Imtyaz went on to tell me how he thinks that American politics is rigged and, deep down, he believes that Obama and McCain have already decided who will win. " 'You let me win, and next time it is your turn,' " he said of the conversation he imagines the senators have already had.

So, Imtyaz isn't going to vote this year. I told him that despite his cynicism, which, in some ways, I wholeheartedly share (except for the taking turns being president bit), he should vote. He needs to vote, if only because then he can tell his children that he did his part. "If you don't vote, then you give up your right to complain about who won also," I told him. He smiled politely and shook his head again.

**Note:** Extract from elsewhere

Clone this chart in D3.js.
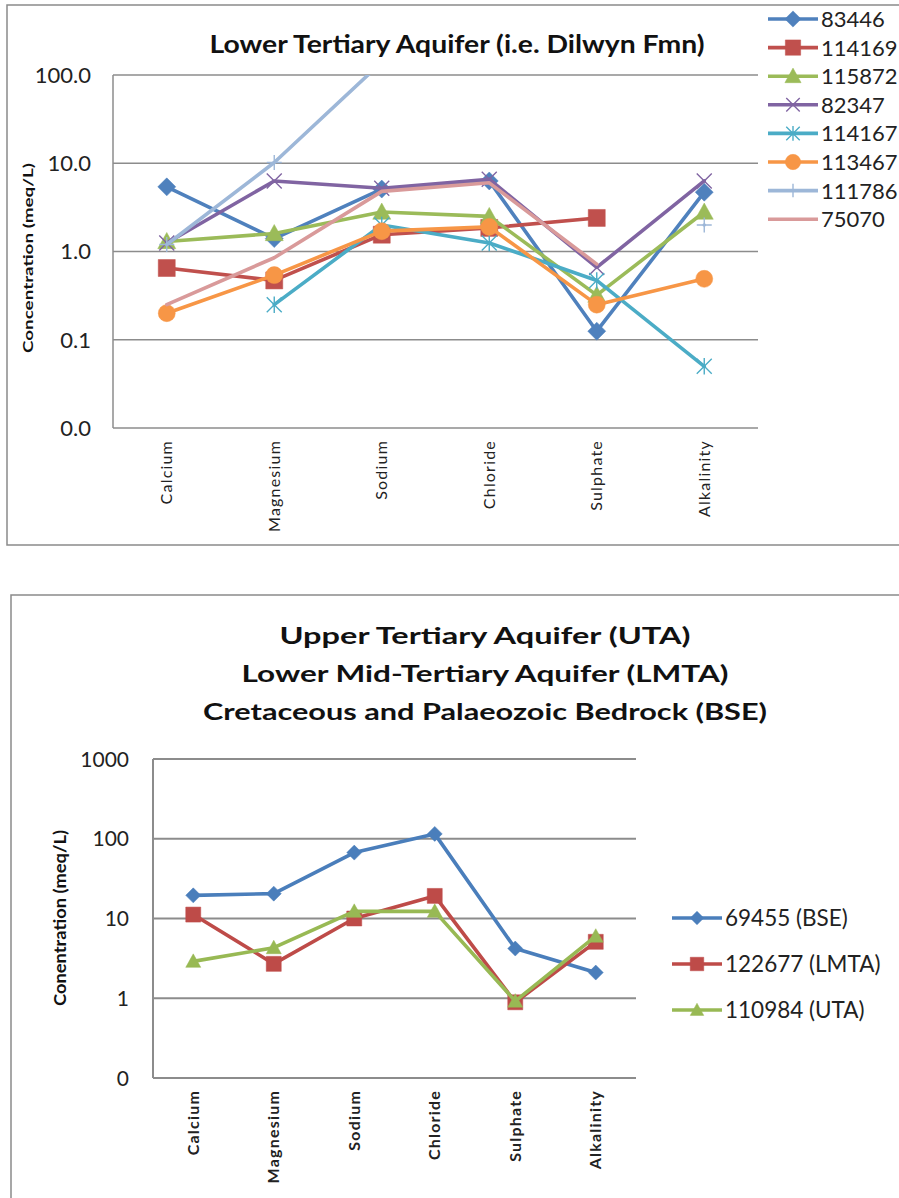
<!DOCTYPE html>
<html><head><meta charset="utf-8">
<script src="https://cdn.jsdelivr.net/npm/d3@7"></script>
<style>body{margin:0;background:#fff}svg{display:block}</style>
</head><body>
<svg id="c" width="899" height="1198"></svg>
<script>
// ---------- DATA ----------
const categories = ["Calcium","Magnesium","Sodium","Chloride","Sulphate","Alkalinity"];

// Top chart: Lower Tertiary Aquifer (i.e. Dilwyn Fmn)
const topTitle = ["Lower Tertiary Aquifer (i.e. Dilwyn Fmn)"];
const topSeriesNames = ["83446","114169","115872","82347","114167","113467","111786","75070"];
const v83446  = [5.4, 1.4, 5.1, 6.3, 0.125, 4.7];
const v114169 = [0.65, 0.47, 1.55, 1.85, 2.4, null];
const v115872 = [1.3, 1.6, 2.8, 2.5, 0.32, 2.8];
const v82347  = [1.25, 6.3, 5.2, 6.6, 0.66, 6.3];
const v114167 = [null, 0.25, 2.0, 1.25, 0.47, 0.05];
const v113467 = [0.2, 0.54, 1.7, 1.9, 0.25, 0.49];
const v111786 = [1.2, 10.2, 140, null, null, 2.0];
const v75070  = [0.25, 0.85, 4.8, 6.0, 0.72, null];
const topTickValues = [0.01, 0.1, 1, 10, 100];
const topTickLabels = ["0.0", "0.1", "1.0", "10.0", "100.0"];
const topYTitle = "Concentration (meq/L)";

// Bottom chart: UTA / LMTA / BSE
const botTitle = ["Upper Tertiary Aquifer (UTA)", "Lower Mid-Tertiary Aquifer (LMTA)", "Cretaceous and Palaeozoic Bedrock (BSE)"];
const botSeriesNames = ["69455 (BSE)", "122677 (LMTA)", "110984 (UTA)"];
const v69455  = [19.5, 20.5, 67, 115, 4.2, 2.1];
const v122677 = [11.2, 2.7, 10, 19.2, 0.89, 5.1];
const v110984 = [2.9, 4.3, 12.3, 12.3, 0.92, 6.0];
const botTickValues = [0.1, 1, 10, 100, 1000];
const botTickLabels = ["0", "1", "10", "100", "1000"];
const botYTitle = "Conentration (meq/L)";

// ---------- STYLES ----------
const topStyles = [
  {color:"#4F81BD", marker:"diamond"},
  {color:"#C0504D", marker:"square"},
  {color:"#9BBB59", marker:"triangle"},
  {color:"#8064A2", marker:"x"},
  {color:"#4BACC6", marker:"star"},
  {color:"#F79646", marker:"circle"},
  {color:"#9DB7D8", marker:"plus"},
  {color:"#D99A9A", marker:"none"}
];
const botStyles = [
  {color:"#4A7EBB", marker:"diamond"},
  {color:"#BE4B48", marker:"square"},
  {color:"#98B954", marker:"triangle"}
];

const FONT = "Lato, 'Open Sans', sans-serif";
const svg = d3.select("#c");

function markerPath(type, s){
  switch(type){
    case "diamond": return `M0,${-s}L${s},0L0,${s}L${-s},0Z`;
    case "square": return `M${-s},${-s}h${2*s}v${2*s}h${-2*s}Z`;
    case "triangle": return `M0,${-s}L${s},${s*0.8}L${-s},${s*0.8}Z`;
    case "circle": return `M${-s},0a${s},${s} 0 1,0 ${2*s},0a${s},${s} 0 1,0 ${-2*s},0Z`;
    case "x": return `M${-s},${-s}L${s},${s}M${-s},${s}L${s},${-s}`;
    case "star": return `M${-s},${-s}L${s},${s}M${-s},${s}L${s},${-s}M0,${-s*1.1}L0,${s*1.1}`;
    case "plus": return `M${-s},0L${s},0M0,${-s}L0,${s}`;
  }
  return "";
}
const filled = t => ["diamond","square","triangle","circle"].includes(t);

function drawMarker(g, type, color, x, y, s){
  if(type === "none") return;
  g.append("path").attr("d", markerPath(type, s))
    .attr("transform", `translate(${x},${y})`)
    .attr("fill", filled(type) ? color : "none")
    .attr("stroke", color)
    .attr("stroke-width", filled(type) ? 0.5 : 1.4);
}

function drawChart(cfg){
  const g = svg.append("g");
  g.append("rect").attr("x", cfg.frame[0]).attr("y", cfg.frame[1])
    .attr("width", cfg.frame[2]).attr("height", cfg.frame[3])
    .attr("fill", "#fff").attr("stroke", "#8a8a8a").attr("stroke-width", 1.5);

  const x = d3.scaleBand().domain(categories).range([cfg.left, cfg.right]);
  const y = d3.scaleLog().domain([cfg.ticks[0], cfg.ticks[cfg.ticks.length-1]]).range([cfg.bottom, cfg.top]);
  const cx = c => x(c) + x.bandwidth()/2;

  g.selectAll(".grid").data(cfg.ticks).join("line")
    .attr("x1", cfg.left).attr("x2", cfg.right)
    .attr("y1", d => y(d)).attr("y2", d => y(d))
    .attr("stroke", cfg.gridColor).attr("stroke-width", cfg.gridWidth);
  g.append("line").attr("x1", cfg.left).attr("x2", cfg.left)
    .attr("y1", cfg.top).attr("y2", cfg.bottom)
    .attr("stroke", cfg.gridColor).attr("stroke-width", cfg.gridWidth);

  g.selectAll(".tl").data(cfg.ticks).join("text")
    .attr("x", cfg.tickX).attr("y", d => y(d)).attr("dy", "0.36em")
    .attr("text-anchor", "end")
    .attr("font-family", FONT).attr("font-size", cfg.tickSize).attr("fill", "#222")
    .text((d,i) => cfg.tickLabels[i]);

  g.selectAll(".cl").data(categories).join("text")
    .attr("transform", d => `translate(${cx(d)},${cfg.catY}) rotate(-90)`)
    .attr("dy", "0.35em").attr("text-anchor", "end")
    .attr("font-family", FONT).attr("font-size", cfg.catSize)
    .attr("font-weight", cfg.catWeight).attr("letter-spacing", cfg.catSpacing).attr("fill", "#222")
    .text(d => d);

  g.append("text")
    .attr("transform", `translate(${cfg.yTitleX},${cfg.yTitleY}) rotate(-90)`)
    .attr("text-anchor", "middle").attr("dy", "0.35em")
    .attr("font-family", FONT).attr("font-size", cfg.yTitleSize).attr("font-weight", 700)
    .attr("textLength", cfg.yTitleLen).attr("lengthAdjust", "spacingAndGlyphs")
    .attr("fill", "#111").text(cfg.yTitle);

  cfg.title.forEach((t, i) => {
    g.append("text").attr("x", cfg.titleX).attr("y", cfg.titleY + i*cfg.titleStep)
      .attr("text-anchor", "middle")
      .attr("font-family", FONT).attr("font-size", cfg.titleSize).attr("font-weight", 700)
      .attr("textLength", cfg.titleLens[i]).attr("lengthAdjust", "spacingAndGlyphs")
      .attr("fill", "#111").text(t);
  });

  const clipId = "clip" + cfg.id;
  svg.append("clipPath").attr("id", clipId).append("rect")
    .attr("x", cfg.left).attr("y", cfg.top)
    .attr("width", cfg.right - cfg.left).attr("height", cfg.bottom - cfg.top);
  const plot = g.append("g").attr("clip-path", `url(#${clipId})`);

  const line = d3.line().defined(d => d.v != null)
    .x(d => cx(d.c)).y(d => y(d.v));

  cfg.series.forEach((vals, si) => {
    const st = cfg.styles[si];
    const pts = categories.map((c, i) => ({c, v: vals[i]}));
    plot.append("path").datum(pts).attr("d", line)
      .attr("fill", "none").attr("stroke", st.color)
      .attr("stroke-width", cfg.lineWidth).attr("stroke-linejoin", "round").attr("stroke-linecap", "round");
    pts.filter(p => p.v != null).forEach(p => {
      drawMarker(plot, st.marker, st.color, cx(p.c), y(p.v), cfg.markerSize[st.marker] || 7);
    });
  });

  cfg.names.forEach((n, i) => {
    const st = cfg.styles[i];
    const ly = cfg.legY + i*cfg.legStep;
    g.append("line").attr("x1", cfg.legX).attr("x2", cfg.legX + cfg.legLen)
      .attr("y1", ly).attr("y2", ly).attr("stroke", st.color).attr("stroke-width", cfg.lineWidth);
    drawMarker(g, st.marker, st.color, cfg.legX + cfg.legLen/2, ly, (cfg.markerSize[st.marker] || 7) * 0.9);
    g.append("text").attr("x", cfg.legX + cfg.legLen + 3).attr("y", ly).attr("dy", "0.36em")
      .attr("font-family", FONT).attr("font-size", cfg.legSize).attr("fill", "#222").text(n);
  });
}

drawChart({
  id: "top",
  frame: [7, 5, 905, 540],
  left: 113, right: 758, top: 75, bottom: 428,
  ticks: topTickValues, tickLabels: topTickLabels,
  tickX: 91, tickSize: 22,
  catY: 440, catSize: 16, catWeight: 400, catSpacing: 1.2,
  yTitle: topYTitle, yTitleX: 28, yTitleY: 258, yTitleSize: 14, yTitleLen: 190,
  title: topTitle, titleLens: [495], titleX: 457, titleY: 53, titleStep: 0, titleSize: 24,
  gridColor: "#8c8c8c", gridWidth: 1.5,
  series: [v83446, v114169, v115872, v82347, v114167, v113467, v111786, v75070],
  styles: topStyles, names: topSeriesNames,
  lineWidth: 3.6,
  markerSize: {diamond: 9, square: 8.5, triangle: 9, circle: 8.5, x: 7.5, star: 7.5, plus: 7.5},
  legX: 768, legLen: 50, legY: 19, legStep: 28.6, legSize: 22
});

drawChart({
  id: "bot",
  frame: [11, 595, 905, 620],
  left: 153, right: 636, top: 759, bottom: 1078,
  ticks: botTickValues, tickLabels: botTickLabels,
  tickX: 129, tickSize: 21,
  catY: 1090, catSize: 16, catWeight: 700, catSpacing: 1.2,
  yTitle: botYTitle, yTitleX: 60, yTitleY: 918, yTitleSize: 17, yTitleLen: 176,
  title: botTitle, titleLens: [411, 487, 564], titleX: 485, titleY: 644, titleStep: 38, titleSize: 23,
  gridColor: "#8c8c8c", gridWidth: 2,
  series: [v69455, v122677, v110984],
  styles: botStyles, names: botSeriesNames,
  lineWidth: 3.6,
  markerSize: {diamond: 7.5, square: 7.5, triangle: 7.5},
  legX: 672, legLen: 50, legY: 918, legStep: 46, legSize: 22.5
});
</script>
</body></html>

"If I'm standing there and they count my vote in front of me and I can see that it counts, then they gain my trust," he said. "This is the land of opportunity, and it should be a man running this country with his heart, not for opportunity." Imtyaz went on to tell me about how some members of his family back in India think his father — who is out of work — looks foolish for coming to the United States to better his family. "Now some of them are laughing at us," he said.

I asked Imtyaz if there were anything I could say to him to change his mind. I was determined to stay in that cab until he promised me he'd vote on Tuesday. "It's not a matter of me or my heart," he said, pulling up to the curb. "I don't think one vote can make a difference in this country."

I shook Imtyaz's hand and wished him well and asked him again to reconsider. I hope he does.